### Supplied material:
____________________

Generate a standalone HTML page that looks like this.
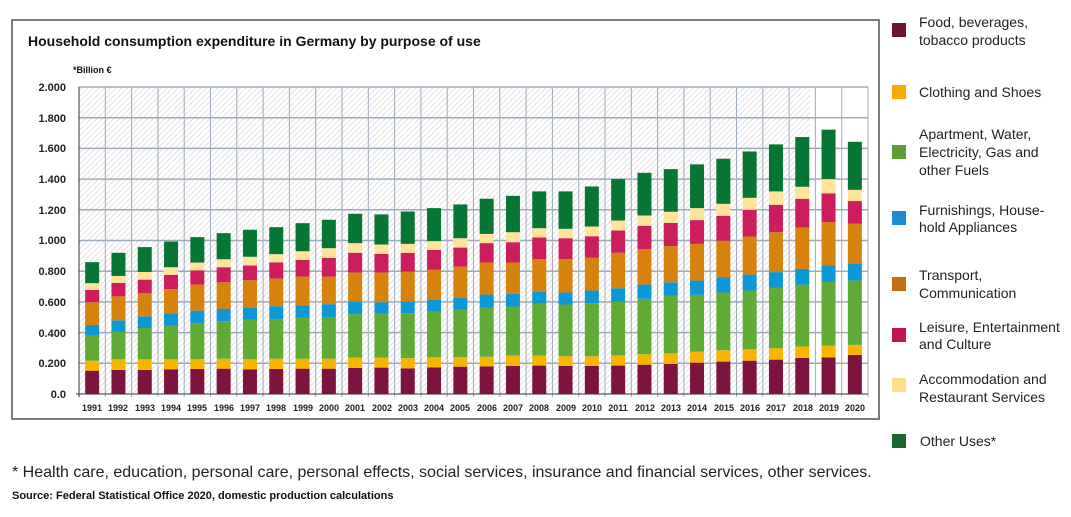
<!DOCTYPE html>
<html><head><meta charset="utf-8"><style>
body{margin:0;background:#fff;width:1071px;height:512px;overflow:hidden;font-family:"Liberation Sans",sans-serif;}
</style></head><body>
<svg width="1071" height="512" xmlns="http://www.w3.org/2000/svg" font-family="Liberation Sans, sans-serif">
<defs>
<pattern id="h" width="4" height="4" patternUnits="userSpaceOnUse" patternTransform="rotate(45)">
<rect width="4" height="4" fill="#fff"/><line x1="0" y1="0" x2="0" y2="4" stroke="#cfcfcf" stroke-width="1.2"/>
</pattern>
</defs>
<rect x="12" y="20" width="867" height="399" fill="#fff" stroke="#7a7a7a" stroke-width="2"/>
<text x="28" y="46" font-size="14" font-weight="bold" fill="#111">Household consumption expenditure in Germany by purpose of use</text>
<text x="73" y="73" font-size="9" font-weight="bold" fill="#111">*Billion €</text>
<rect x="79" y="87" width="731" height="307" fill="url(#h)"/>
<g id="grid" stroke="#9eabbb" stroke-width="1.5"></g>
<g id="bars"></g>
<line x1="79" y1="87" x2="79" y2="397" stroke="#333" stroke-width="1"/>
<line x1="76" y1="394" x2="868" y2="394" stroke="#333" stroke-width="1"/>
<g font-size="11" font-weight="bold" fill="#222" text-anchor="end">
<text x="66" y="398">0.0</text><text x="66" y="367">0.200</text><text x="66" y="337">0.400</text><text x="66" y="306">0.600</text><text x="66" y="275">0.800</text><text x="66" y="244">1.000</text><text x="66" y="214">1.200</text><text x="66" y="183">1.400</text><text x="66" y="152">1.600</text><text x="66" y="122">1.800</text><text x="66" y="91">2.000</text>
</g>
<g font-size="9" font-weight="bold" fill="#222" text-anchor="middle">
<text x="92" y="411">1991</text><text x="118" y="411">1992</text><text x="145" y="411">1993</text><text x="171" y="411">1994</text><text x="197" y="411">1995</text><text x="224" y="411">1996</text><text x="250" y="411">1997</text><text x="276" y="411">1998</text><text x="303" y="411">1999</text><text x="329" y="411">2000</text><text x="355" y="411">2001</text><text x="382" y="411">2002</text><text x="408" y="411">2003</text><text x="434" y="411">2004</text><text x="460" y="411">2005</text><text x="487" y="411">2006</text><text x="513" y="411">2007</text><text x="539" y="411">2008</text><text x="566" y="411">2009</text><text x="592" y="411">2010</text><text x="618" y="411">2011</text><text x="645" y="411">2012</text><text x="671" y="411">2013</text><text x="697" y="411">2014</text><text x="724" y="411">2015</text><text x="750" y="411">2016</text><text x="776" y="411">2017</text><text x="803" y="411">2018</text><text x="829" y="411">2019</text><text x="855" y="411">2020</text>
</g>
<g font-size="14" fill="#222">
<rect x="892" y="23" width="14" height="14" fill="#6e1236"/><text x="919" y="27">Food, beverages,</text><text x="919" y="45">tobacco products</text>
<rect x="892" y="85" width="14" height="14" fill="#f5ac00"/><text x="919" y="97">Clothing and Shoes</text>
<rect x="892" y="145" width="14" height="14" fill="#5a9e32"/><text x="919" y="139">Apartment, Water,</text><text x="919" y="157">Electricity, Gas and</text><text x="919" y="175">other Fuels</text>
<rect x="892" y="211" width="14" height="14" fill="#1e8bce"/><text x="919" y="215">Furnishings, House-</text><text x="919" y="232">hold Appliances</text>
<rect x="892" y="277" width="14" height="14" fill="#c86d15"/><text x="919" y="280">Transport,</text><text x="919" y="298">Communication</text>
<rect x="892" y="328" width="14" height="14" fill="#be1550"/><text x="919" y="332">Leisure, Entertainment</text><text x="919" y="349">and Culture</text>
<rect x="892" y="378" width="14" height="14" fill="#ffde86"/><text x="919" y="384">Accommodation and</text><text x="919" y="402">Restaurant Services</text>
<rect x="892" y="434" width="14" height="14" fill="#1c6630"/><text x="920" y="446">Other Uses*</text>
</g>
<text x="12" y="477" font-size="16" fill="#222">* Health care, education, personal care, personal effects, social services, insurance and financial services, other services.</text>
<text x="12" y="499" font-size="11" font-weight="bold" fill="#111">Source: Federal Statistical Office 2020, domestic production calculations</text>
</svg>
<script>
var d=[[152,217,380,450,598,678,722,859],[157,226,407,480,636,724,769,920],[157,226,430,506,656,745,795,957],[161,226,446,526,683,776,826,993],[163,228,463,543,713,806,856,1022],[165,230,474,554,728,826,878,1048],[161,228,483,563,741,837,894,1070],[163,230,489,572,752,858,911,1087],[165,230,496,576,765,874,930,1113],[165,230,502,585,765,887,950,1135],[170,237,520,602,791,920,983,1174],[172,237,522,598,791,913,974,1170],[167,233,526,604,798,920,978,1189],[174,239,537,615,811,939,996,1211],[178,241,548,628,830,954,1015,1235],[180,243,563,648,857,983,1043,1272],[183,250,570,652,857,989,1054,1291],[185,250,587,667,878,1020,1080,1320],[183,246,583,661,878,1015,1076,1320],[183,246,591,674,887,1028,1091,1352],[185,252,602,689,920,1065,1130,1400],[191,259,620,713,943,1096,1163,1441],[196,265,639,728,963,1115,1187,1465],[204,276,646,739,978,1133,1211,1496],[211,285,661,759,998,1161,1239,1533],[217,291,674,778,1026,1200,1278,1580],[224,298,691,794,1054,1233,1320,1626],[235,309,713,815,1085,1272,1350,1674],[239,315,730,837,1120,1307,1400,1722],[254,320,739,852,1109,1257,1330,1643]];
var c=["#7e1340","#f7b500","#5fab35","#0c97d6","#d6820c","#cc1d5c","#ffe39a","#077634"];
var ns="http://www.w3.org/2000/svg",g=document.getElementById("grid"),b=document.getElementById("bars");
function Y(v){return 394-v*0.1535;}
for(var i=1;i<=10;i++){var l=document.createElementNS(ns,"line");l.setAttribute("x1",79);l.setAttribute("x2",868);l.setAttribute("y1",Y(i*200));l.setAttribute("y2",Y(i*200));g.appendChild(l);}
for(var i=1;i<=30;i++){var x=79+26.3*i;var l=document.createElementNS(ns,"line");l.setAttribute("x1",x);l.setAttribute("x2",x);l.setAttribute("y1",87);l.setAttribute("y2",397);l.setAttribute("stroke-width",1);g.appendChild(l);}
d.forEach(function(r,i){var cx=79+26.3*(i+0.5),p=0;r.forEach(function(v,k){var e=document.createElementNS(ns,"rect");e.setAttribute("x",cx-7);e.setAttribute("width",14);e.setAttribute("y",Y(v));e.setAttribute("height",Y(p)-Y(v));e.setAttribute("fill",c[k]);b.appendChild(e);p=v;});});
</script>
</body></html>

____________________

### Aim:
Every line should be retyped exactly, with the pictures omitted.

### Right answer:
Generate a standalone HTML page that looks like this.
<!DOCTYPE html>
<html><head><meta charset="utf-8"><style>
body{margin:0;background:#fff;width:1071px;height:512px;overflow:hidden;font-family:"Liberation Sans",sans-serif;}
</style></head><body>
<svg width="1071" height="512" xmlns="http://www.w3.org/2000/svg" font-family="Liberation Sans, sans-serif">
<defs>
<pattern id="h" width="4" height="4" patternUnits="userSpaceOnUse" patternTransform="rotate(45)">
<rect width="4" height="4" fill="#fff"/><line x1="0" y1="0" x2="0" y2="4" stroke="#cfcfcf" stroke-width="1.2"/>
</pattern>
</defs>
<rect x="12" y="20" width="867" height="399" fill="#fff" stroke="#7a7a7a" stroke-width="2"/>
<text x="28" y="46" font-size="14" font-weight="bold" fill="#111">Household consumption expenditure in Germany by purpose of use</text>
<text x="73" y="73" font-size="9" font-weight="bold" fill="#111">*Billion €</text>
<rect x="79" y="87" width="731" height="307" fill="url(#h)"/>
<g id="grid" stroke="#9eabbb" stroke-width="1.5"></g>
<g id="bars"></g>
<line x1="79" y1="87" x2="79" y2="397" stroke="#333" stroke-width="1"/>
<line x1="76" y1="394" x2="868" y2="394" stroke="#333" stroke-width="1"/>
<g font-size="11" font-weight="bold" fill="#222" text-anchor="end">
<text x="66" y="398">0.0</text><text x="66" y="367">0.200</text><text x="66" y="337">0.400</text><text x="66" y="306">0.600</text><text x="66" y="275">0.800</text><text x="66" y="244">1.000</text><text x="66" y="214">1.200</text><text x="66" y="183">1.400</text><text x="66" y="152">1.600</text><text x="66" y="122">1.800</text><text x="66" y="91">2.000</text>
</g>
<g font-size="9" font-weight="bold" fill="#222" text-anchor="middle">
<text x="92" y="411">1991</text><text x="118" y="411">1992</text><text x="145" y="411">1993</text><text x="171" y="411">1994</text><text x="197" y="411">1995</text><text x="224" y="411">1996</text><text x="250" y="411">1997</text><text x="276" y="411">1998</text><text x="303" y="411">1999</text><text x="329" y="411">2000</text><text x="355" y="411">2001</text><text x="382" y="411">2002</text><text x="408" y="411">2003</text><text x="434" y="411">2004</text><text x="460" y="411">2005</text><text x="487" y="411">2006</text><text x="513" y="411">2007</text><text x="539" y="411">2008</text><text x="566" y="411">2009</text><text x="592" y="411">2010</text><text x="618" y="411">2011</text><text x="645" y="411">2012</text><text x="671" y="411">2013</text><text x="697" y="411">2014</text><text x="724" y="411">2015</text><text x="750" y="411">2016</text><text x="776" y="411">2017</text><text x="803" y="411">2018</text><text x="829" y="411">2019</text><text x="855" y="411">2020</text>
</g>
<g font-size="14" fill="#222">
<rect x="892" y="23" width="14" height="14" fill="#6e1236"/><text x="919" y="27">Food, beverages,</text><text x="919" y="45">tobacco products</text>
<rect x="892" y="85" width="14" height="14" fill="#f5ac00"/><text x="919" y="97">Clothing and Shoes</text>
<rect x="892" y="145" width="14" height="14" fill="#5a9e32"/><text x="919" y="139">Apartment, Water,</text><text x="919" y="157">Electricity, Gas and</text><text x="919" y="175">other Fuels</text>
<rect x="892" y="211" width="14" height="14" fill="#1e8bce"/><text x="919" y="215">Furnishings, House-</text><text x="919" y="232">hold Appliances</text>
<rect x="892" y="277" width="14" height="14" fill="#c86d15"/><text x="919" y="280">Transport,</text><text x="919" y="298">Communication</text>
<rect x="892" y="328" width="14" height="14" fill="#be1550"/><text x="919" y="332">Leisure, Entertainment</text><text x="919" y="349">and Culture</text>
<rect x="892" y="378" width="14" height="14" fill="#ffde86"/><text x="919" y="384">Accommodation and</text><text x="919" y="402">Restaurant Services</text>
<rect x="892" y="434" width="14" height="14" fill="#1c6630"/><text x="920" y="446">Other Uses*</text>
</g>
<text x="12" y="477" font-size="16" fill="#222">* Health care, education, personal care, personal effects, social services, insurance and financial services, other services.</text>
<text x="12" y="499" font-size="11" font-weight="bold" fill="#111">Source: Federal Statistical Office 2020, domestic production calculations</text>
</svg>
<script>
var d=[[152,217,380,450,598,678,722,859],[157,226,407,480,636,724,769,920],[157,226,430,506,656,745,795,957],[161,226,446,526,683,776,826,993],[163,228,463,543,713,806,856,1022],[165,230,474,554,728,826,878,1048],[161,228,483,563,741,837,894,1070],[163,230,489,572,752,858,911,1087],[165,230,496,576,765,874,930,1113],[165,230,502,585,765,887,950,1135],[170,237,520,602,791,920,983,1174],[172,237,522,598,791,913,974,1170],[167,233,526,604,798,920,978,1189],[174,239,537,615,811,939,996,1211],[178,241,548,628,830,954,1015,1235],[180,243,563,648,857,983,1043,1272],[183,250,570,652,857,989,1054,1291],[185,250,587,667,878,1020,1080,1320],[183,246,583,661,878,1015,1076,1320],[183,246,591,674,887,1028,1091,1352],[185,252,602,689,920,1065,1130,1400],[191,259,620,713,943,1096,1163,1441],[196,265,639,728,963,1115,1187,1465],[204,276,646,739,978,1133,1211,1496],[211,285,661,759,998,1161,1239,1533],[217,291,674,778,1026,1200,1278,1580],[224,298,691,794,1054,1233,1320,1626],[235,309,713,815,1085,1272,1350,1674],[239,315,730,837,1120,1307,1400,1722],[254,320,739,852,1109,1257,1330,1643]];
var c=["#7e1340","#f7b500","#5fab35","#0c97d6","#d6820c","#cc1d5c","#ffe39a","#077634"];
var ns="http://www.w3.org/2000/svg",g=document.getElementById("grid"),b=document.getElementById("bars");
function Y(v){return 394-v*0.1535;}
for(var i=1;i<=10;i++){var l=document.createElementNS(ns,"line");l.setAttribute("x1",79);l.setAttribute("x2",868);l.setAttribute("y1",Y(i*200));l.setAttribute("y2",Y(i*200));g.appendChild(l);}
for(var i=1;i<=30;i++){var x=79+26.3*i;var l=document.createElementNS(ns,"line");l.setAttribute("x1",x);l.setAttribute("x2",x);l.setAttribute("y1",87);l.setAttribute("y2",397);l.setAttribute("stroke-width",1);g.appendChild(l);}
d.forEach(function(r,i){var cx=79+26.3*(i+0.5),p=0;r.forEach(function(v,k){var e=document.createElementNS(ns,"rect");e.setAttribute("x",cx-7);e.setAttribute("width",14);e.setAttribute("y",Y(v));e.setAttribute("height",Y(p)-Y(v));e.setAttribute("fill",c[k]);b.appendChild(e);p=v;});});
</script>
</body></html>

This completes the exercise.